The Supreme Court has recently dismissed a Special Leave Petition of a 17-year-old student who accidentally marked himself as belonging to the ‘General’ category instead of the OBC in the exam.

The Court denied the benefit of caste reservation in admission to the petitioner who was holding AIR 30 in the CLAT (Common Law Admission Test).

The two-Judge Bench comprising Justice Sanjay Kishan Kaul and Justice Abhay S. Oka observed, “We thus call upon the Grievance Redressal Committee to take a call on the representation in time so that on the petitioner succeeding, he is not deprived of the relief as according to the counsel on instructions even after the first set of counselling, apparently seats could have remained available.”

The Bench also said that it is difficult to purely proceed on sympathies in such a case.

Advocate Meenakshi Arora appeared on behalf of the petitioner in this matter.

In this case, the petitioner belonging to the OBC category (non-creamy layer) obtained an All India Rank (general) of 481 and an All India Rank (OBC) of 30 in the CLAT 2023 UG examination. However, he made a crucial mistake while filling the form by marking that he belonged to the creamy layer even though he uploaded his certificate of OBC where it was stipulated that he was not a part of the creamy layer.
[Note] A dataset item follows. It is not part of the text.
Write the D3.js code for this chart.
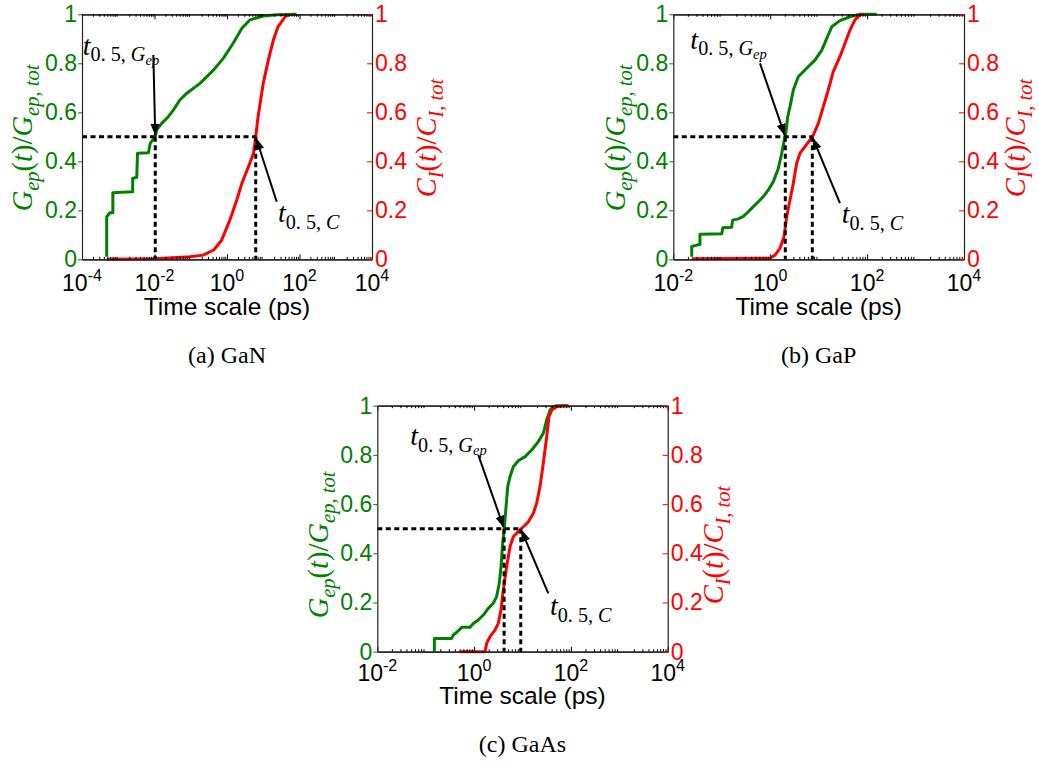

Such a mistake caused the candidate heavily as, despite his merit, the benefit of reservation would not be available to him. Hence, he made a grievance about the same and then filed a writ petition before the Punjab and Haryana High Court. The counsel for the petitioner contended before the Apex Court that the SLP be considered as the second round of counselling were about to begin and that the OBC seats were lying vacant.

The Supreme Court after hearing the counsel noted, “We put to learned senior counsel for the petitioner that the impugned order does not even specify the time frame within which such a representation is to be decided. Be that as it may, there is no doubt that the Grievance Redressal Committee has to take a call so that if the petitioner is successful, the plea does not become illusionary. We are informed that the first round of counselling is over and carried out over the last week and the next counselling is now on 27th January, 2023.”

The Apex Court further asserted that the petitioner with his rank would possibly get admission in one or the other law school but his endeavour is that if the representation is decided favourably, he may get admission in the Bangalore Law School.

Accordingly, the Court disposed of the SLP.

Cause Title- Arjun (Minor) through his father v. Consortium of National Law Universities & Anr.